The case involved an action in detinue brought by plaintiff bidder Squire (“Plaintiff”) to recover bench seat that was put up for sale in an auction. Evidence revealed that the Plaintiff suggested to defendant seller (“Defendant”) that she use an auction to dispose of certain items in her deceased father's estate.  Plaintiff also had knowledge about things of value with extensive auction experience.  Plaintiff recommended that the Defendant appoint a certain auctioneer with whom he had long history of previous dealings as a bidder in many auctions. Defendant appointed the said auctioneer and later they entered into a written contract listing the items for the auction sale . This listing did not include the leather bench with enclosed stalls (the main subject of present case). During the auction and bidding proceedings, the leather bench was put for the bid by the auctioneer with the defendant’s acquiescence although it did not appear in the list of items to be sold at auction.  Plaintiff was the top bidder for the leather bench and several other items. However, the Defendant refused to sell the bench seat to Plaintiff and a suit followed. The trial court ruled in Defendant’s favor.  This appeal followed.   

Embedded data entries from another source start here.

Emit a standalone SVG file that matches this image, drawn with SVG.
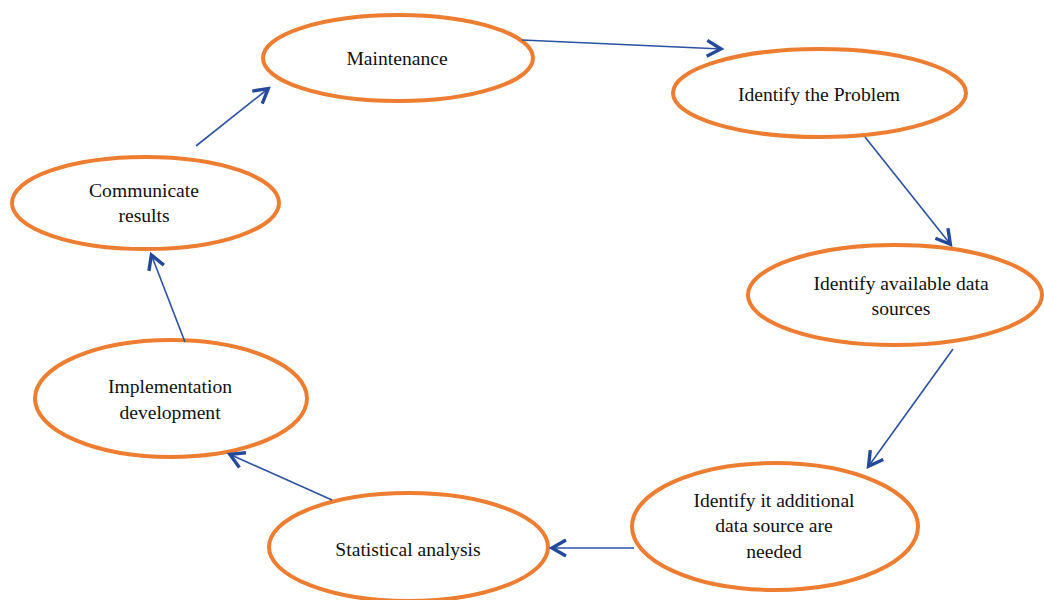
<svg xmlns="http://www.w3.org/2000/svg" width="1044" height="600" viewBox="0 0 1044 600">
  <defs>
    <style>
      .node ellipse { fill: #ffffff; stroke: #ED7D31; stroke-width: 4; }
      .node text { font-family: "Liberation Serif", "Times New Roman", serif; font-size: 19.6px; fill: #111111; text-anchor: middle; }
      .edge { fill: none; stroke: #2B52A0; stroke-width: 1.6; }
    </style>
    <marker id="arrow" markerUnits="userSpaceOnUse" markerWidth="30" markerHeight="30" viewBox="-20 -15 30 30" refX="1" refY="0" orient="auto">
      <path d="M -14 -8 L 0 0 L -14 8" fill="none" stroke="#24489A" stroke-width="3.4"/>
    </marker>
  </defs>
  <rect x="0" y="0" width="1044" height="600" fill="#ffffff"/>

  <g id="node-maintenance" class="node">
    <ellipse cx="398" cy="58" rx="135" ry="43"/>
    <text x="397" y="65">Maintenance</text>
  </g>
  <g id="node-identify-problem" class="node">
    <ellipse cx="819.5" cy="93" rx="146.5" ry="44"/>
    <text x="819" y="101">Identify the Problem</text>
  </g>
  <g id="node-available-sources" class="node">
    <ellipse cx="895" cy="295" rx="147" ry="50"/>
    <text x="901" y="290">Identify available data</text>
    <text x="901" y="315">sources</text>
  </g>
  <g id="node-additional-sources" class="node">
    <ellipse cx="775" cy="526.5" rx="143" ry="63.5"/>
    <text x="774" y="507">Identify it additional</text>
    <text x="774" y="532">data source are</text>
    <text x="774" y="558">needed</text>
  </g>
  <g id="node-statistical" class="node">
    <ellipse cx="408.5" cy="547" rx="139.5" ry="54"/>
    <text x="408" y="556">Statistical analysis</text>
  </g>
  <g id="node-implementation" class="node">
    <ellipse cx="171" cy="398.5" rx="136" ry="58.5"/>
    <text x="170" y="393">Implementation</text>
    <text x="170" y="419">development</text>
  </g>
  <g id="node-communicate" class="node">
    <ellipse cx="145.5" cy="203" rx="133.5" ry="46"/>
    <text x="144" y="197">Communicate</text>
    <text x="144" y="222">results</text>
  </g>

  <g id="connectors">
    <path class="edge" d="M 522 40 L 722 49" marker-end="url(#arrow)"/>
    <path class="edge" d="M 865 137 L 951 245" marker-end="url(#arrow)"/>
    <path class="edge" d="M 953 349 L 868 467" marker-end="url(#arrow)"/>
    <path class="edge" d="M 634 548 L 551 548" marker-end="url(#arrow)"/>
    <path class="edge" d="M 332 500 L 229 454" marker-end="url(#arrow)"/>
    <path class="edge" d="M 185 342 L 151 254" marker-end="url(#arrow)"/>
    <path class="edge" d="M 196 146 L 269 88" marker-end="url(#arrow)"/>
  </g>
</svg>
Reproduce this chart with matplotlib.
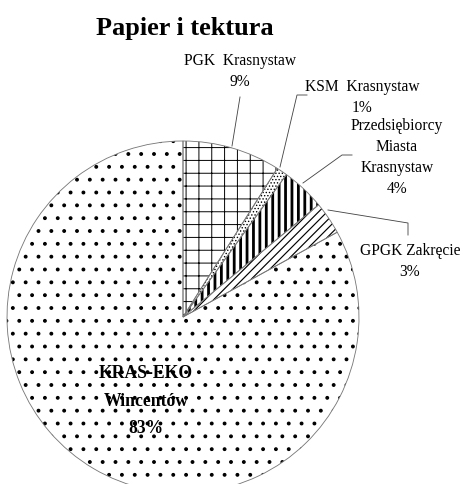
import matplotlib
matplotlib.use("Agg")
import matplotlib.pyplot as plt

# ---- data ----
categories = ["PGK  Krasnystaw", "KSM  Krasnystaw", "Przedsiębiorcy\nMiasta\nKrasnystaw",
              "GPGK Zakręcie", "KRAS-EKO\nWincentów"]
values = [9, 1, 4, 3, 83]
pct_labels = ["9%", "1%", "4%", "3%", "83%"]
title = "Papier i tektura"

# ---- styling ----
W, H, DPI = 463, 484, 77
hatches = ["+", "....", "||", "///", "."]
plt.rcParams["font.family"] = ["Liberation Serif", "DejaVu Serif"]
plt.rcParams["hatch.linewidth"] = 0.9

fig = plt.figure(figsize=(W / DPI, H / DPI), dpi=DPI)
ax = fig.add_axes([0, 0, 1, 1])

def P(x, y):
    return (x, H - y)

cx, cy = P(183, 317)
R = 176

wedges, _ = ax.pie(values, startangle=90, counterclock=False, center=(cx, cy), radius=R,
                   hatch=hatches, colors=["white"] * len(values),
                   wedgeprops=dict(edgecolor="black", linewidth=0))
lw_map = [0.9, 0.8, 2.6, 1.1, 1.2]
for w, lw in zip(wedges, lw_map):
    try:
        w.set_hatch_linewidth(lw)
    except AttributeError:
        pass
# outlines
ax.pie(values, startangle=90, counterclock=False, center=(cx, cy), radius=R,
       colors=["none"] * len(values),
       wedgeprops=dict(edgecolor="#777777", linewidth=0.8, fill=False))

ax.set_xlim(0, W)
ax.set_ylim(0, H)
ax.set_aspect("auto")
ax.axis("off")

# title
ax.text(*P(185, 35), title, ha="center", va="baseline", fontsize=24.5, fontweight="bold")

fs = 14.5
ls = 1.42
# labels (anchored on the baseline of the last line)
ax.text(*P(240, 86), categories[0] + "\n" + pct_labels[0], ha="center", va="baseline",
        fontsize=fs, linespacing=ls)
ax.text(*P(362, 112), categories[1] + "\n" + pct_labels[1], ha="center", va="baseline",
        fontsize=fs, linespacing=ls)
ax.text(*P(397, 193), categories[2] + "\n" + pct_labels[2], ha="center", va="baseline",
        fontsize=fs, linespacing=ls)
ax.text(*P(410, 276), categories[3] + "\n" + pct_labels[3], ha="center", va="baseline",
        fontsize=fs, linespacing=ls)
ax.text(*P(146, 433), categories[4] + "\n" + pct_labels[4], ha="center", va="baseline",
        fontsize=16.5, fontweight="bold", linespacing=1.8)

# leader lines
lc = "#444444"
leaders = [
    [(240, 97), (232, 146)],
    [(307, 95), (297, 95), (280, 167)],
    [(352, 155), (342, 155), (303, 183)],
    [(328, 210), (408, 223), (408, 235)],
]
for pts in leaders:
    xs = [p[0] for p in pts]
    ys = [H - p[1] for p in pts]
    ax.plot(xs, ys, color=lc, linewidth=0.8)

fig.savefig("out.png", dpi=DPI)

The appellate court analyzed the facts and found that a gratuitous agency existed between Plaintiff and Defendant. According to Restatement (Second) of Agency, § 1 (1958), agency is the fiduciary relationship which results from the manifestation of consent by one person to another that the other shall act on his behalf and subject to his control, and consent by the other so to act and Restatement (Second) of Agency, § 2 (1958), One who volunteers services without an agreement for or expectation of reward may be such a fiduciary. Id. at  283. In the present case, solely for Defendant's benefit and with her consent, Plaintiff advised her to hold an auction and volunteered his services in associating her with an auctioneer. The court found that the Plaintiff's voluntary acts for the benefit and on behalf of the Plaintiff rise to the level of creating a gratuitous agency. Id at 284

Court also observed that a gratuitous agency is subject to the same duties to his principal as non-gratuitous agents, including the duties of loyalty and full disclosure when acting adversely to the principal's interests. Plaintiff's actions under the circumstances imply a breach of the duties of loyalty and full disclosure, thus creating a presumption of fraud. The court bases the presumption on the following facts: first, plaintiff possesses expertise that the defendant does not with auctions and the appraisal of items; second, plaintiff and the auctioneer he associated with have a history of previous dealings; third, despite the fact the bench at issue was not listed to be auctioned, the auctioneer nonetheless presented it for bidding at far below its actual value; fourth, plaintiff was aware of the items defendant wanted to sell and may have assisted her in listing items for the auction; and fifth, plaintiff was present bidding and entered the highest bids on several items, knowing the bench did not receive a fair appraisal and was put to sale for inadequate consideration. Id. at 283-284

Appellate court found that Plaintiff’s acts are presumptively fraudulent unless done with the full knowledge, approval, and consent of his principal, the Defendant. In this case, Plaintiff had been Defendant’s agent in setting up the auction and benefited at the Defendant’s expense by his superior knowledge of auctions and the appraisal of items, by his prior association with the auctioneer, and by his knowledge of the items to be sold.

The appellate court found that, under the above discussed circumstances. Plaintiff's actions are presumptively fraudulent unless done with the full knowledge, approval, and consent of his principal, the defendant. There is no evidence of full disclosure by the Plaintiff or consent by the Defendant, therefore the burden of overcoming the presumption of constructive fraud by clear and satisfactory evidence has not been met. 

In view of the above, the appellate court affirmed the trial court’s decision.